When someone of a marginalized group says they are being harmed, we (the dominant group) say the harm wasn’t our intent. But impact and intent are not the same. When a person doesn’t consider the impact their beliefs, thoughts, words and actions have on a marginalized group, they continue to perpetuate the silencing of that group. Call-out culture is a tool. Ending call-out culture silences marginalized groups who have been censored far too long. The danger of cancel culture is refusing to take criticism. That is stifling debate. That is digging into a narrow world view.

Updated: September 12, 2020


Jacqui Higgins-Dailey

Jacqui Higgins-Dailey has been a public librarian for 10 years. After three years as adjunct faculty, she is currently a full-time residential faculty librarian at Glendale Community College in Arizona. She holds a bachelor’s degree in journalism from California State University, Chico and a masters in library science from the University of North Texas. She is passionate about information literacy instruction and loves to read, write, hike and travel.

5 comments

  • Since you attempt to equate concerns about cancel culture with white fragility, I suppose it makes sense that you do not mention in your article the powerful statement I have read on the statement, “A Letter on Justice and Open Debate.” Thomas Chatterton Williams, the primary architect of the letter, is biracial. It looks to me like half of dozens of artists and public intellectuals who signed that letter are non-white. https://harpers.org/a-letter-on-justice-and-open-debate/

  • “You need to calm down”

    Okay, first off, you say to never tell people to calm down when talking about social issues because that’s “tone policing”, yet look at what they very exact same piece is doing right here. If this isn’t hypocrisy, I don’t know what is.
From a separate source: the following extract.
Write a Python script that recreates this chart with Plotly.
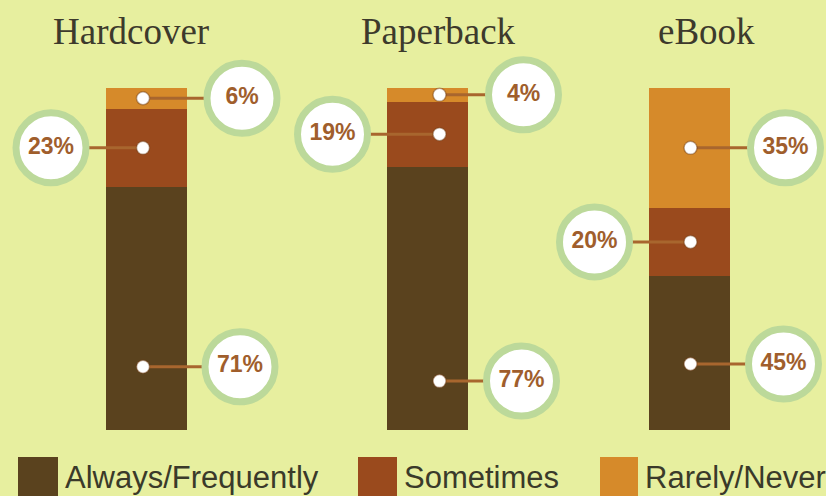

    Also, playing the race card isn’t going to help one bit. I swear that most progressives that blab about flawed concepts like “white fragility” or “white privilege” are sheltered white folks that have never interacted with a PoC, they just treat them like glass while ironically calling white people fragile. Delusion at full force, folks.

  • I personally belive that cancelling somone for doing somthing horrible is understandable. The proplem for me with mondern cancel culture is how jokes are for some reason seens as mean and can ruin peoples lives (even if it was made 5 or 6 years ago) I also think that it is unfair for cancel culture to not cancle people who are racist towards European peoples. While there is probably some form of white privilege I do not believe that it should be used in aguments and people should certainly not feel bad for being white.

  • I think it’s good that people are getting educated through cancel culture, and that people should be mindful of the impact of the things they say or do despite not coming from bad intentions. It has been useful in making people accountable especially when crimes are involved. However, we should not downplay the negative effects of cancel culture, especially when it is accommodated by herd mentality. There are people who had apologized, still lost their livelihood, and are still getting harassed to this day for their mistakes, it is a cycle of hate and has lost focus on the real issue. The intention may be good and “rooted in love”, but the impact may be bigger than what you expect it to be, because impact and intent are not the same.